- [Given data]
..............................

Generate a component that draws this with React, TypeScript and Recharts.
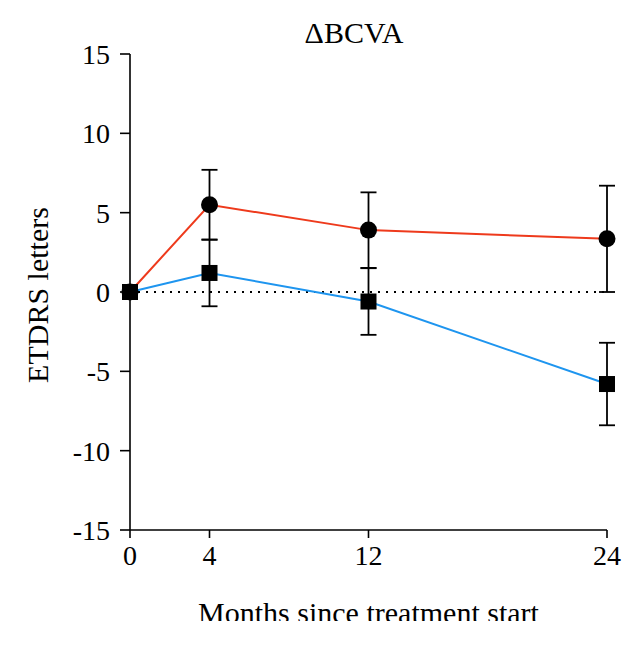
import React from 'react';
import { LineChart, Line, XAxis, YAxis, ErrorBar, ReferenceLine } from 'recharts';

const months = [0, 4, 12, 24];
const redValues = [0, 5.5, 3.9, 3.35];
const redErrors = [0, 2.2, 2.38, 3.35];
const blueValues = [0, 1.2, -0.6, -5.8];
const blueErrors = [0, 2.1, 2.1, 2.6];
const xTicks = [0, 4, 12, 24];
const yTicks = [-15, -10, -5, 0, 5, 10, 15];

const data = months.map((m, i) => ({
  month: m,
  red: redValues[i],
  redErr: redErrors[i],
  blue: blueValues[i],
  blueErr: blueErrors[i],
}));

const FONT = '"Liberation Serif", serif';

const SquareDot = (props: any) => {
  const { cx, cy } = props;
  if (cx == null || cy == null) return null;
  return <rect x={cx - 8} y={cy - 8} width={16} height={16} fill="#000" />;
};

const CircleDot = (props: any) => {
  const { cx, cy } = props;
  if (cx == null || cy == null) return null;
  return <circle cx={cx} cy={cy} r={8.5} fill="#000" />;
};

export default function App() {
  return (
    <div style={{ width: 626, height: 613, overflow: 'hidden' }}>
      <LineChart
        width={626}
        height={640}
        data={data}
        margin={{ top: 46, right: 27, left: 0, bottom: 0 }}
        style={{ fontFamily: FONT }}
      >
        <text x={346} y={35} textAnchor="middle" fontFamily={FONT} fontSize={30} fill="#000">
          ΔBCVA
        </text>
        <XAxis
          dataKey="month"
          type="number"
          domain={[0, 24]}
          ticks={xTicks}
          height={118}
          tickSize={8}
          tickMargin={7}
          axisLine={{ stroke: '#000', strokeWidth: 1.6 }}
          tickLine={{ stroke: '#000', strokeWidth: 1.6 }}
          tick={{ fill: '#000', fontSize: 28, fontFamily: FONT }}
          label={{
            content: (p: any) => {
              const vb = p.viewBox || { x: 122, y: 522, width: 477 };
              return (
                <text
                  x={vb.x + vb.width / 2}
                  y={vb.y + 93}
                  textAnchor="middle"
                  fontFamily={FONT}
                  fontSize={30}
                  fill="#000"
                >
                  Months since treatment start
                </text>
              );
            },
          }}
        />
        <YAxis
          type="number"
          domain={[-15, 15]}
          ticks={yTicks}
          width={122}
          tickSize={10}
          tickMargin={10}
          interval={0}
          axisLine={{ stroke: '#000', strokeWidth: 1.6 }}
          tickLine={{ stroke: '#000', strokeWidth: 1.6 }}
          tick={{ fill: '#000', fontSize: 28, fontFamily: FONT }}
          label={{
            content: () => (
              <text
                x={40}
                y={287}
                transform="rotate(-90 40 287)"
                textAnchor="middle"
                fontFamily={FONT}
                fontSize={30}
                fill="#000"
              >
                ETDRS letters
              </text>
            ),
          }}
        />
        <ReferenceLine y={0} stroke="#000" strokeWidth={2} strokeDasharray="2 6" />
        <Line
          dataKey="red"
          stroke="#ee3a1c"
          strokeWidth={2}
          isAnimationActive={false}
          dot={<CircleDot />}
          activeDot={false}
        >
          <ErrorBar dataKey="redErr" width={8} stroke="#000" strokeWidth={1.8} direction="y" />
        </Line>
        <Line
          dataKey="blue"
          stroke="#1e95ef"
          strokeWidth={2}
          isAnimationActive={false}
          dot={<SquareDot />}
          activeDot={false}
        >
          <ErrorBar dataKey="blueErr" width={8} stroke="#000" strokeWidth={1.8} direction="y" />
        </Line>
      </LineChart>
    </div>
  );
}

..............................

Leave out the pictures and restate, word for word, the lines from the top of the data through the line containing "YAxis, ErrorBar, ReferenceLine", both included.

- [Result for this task]
Generate a component that draws this with React, TypeScript and Recharts.
import React from 'react';
import { LineChart, Line, XAxis, YAxis, ErrorBar, ReferenceLine } from 'recharts';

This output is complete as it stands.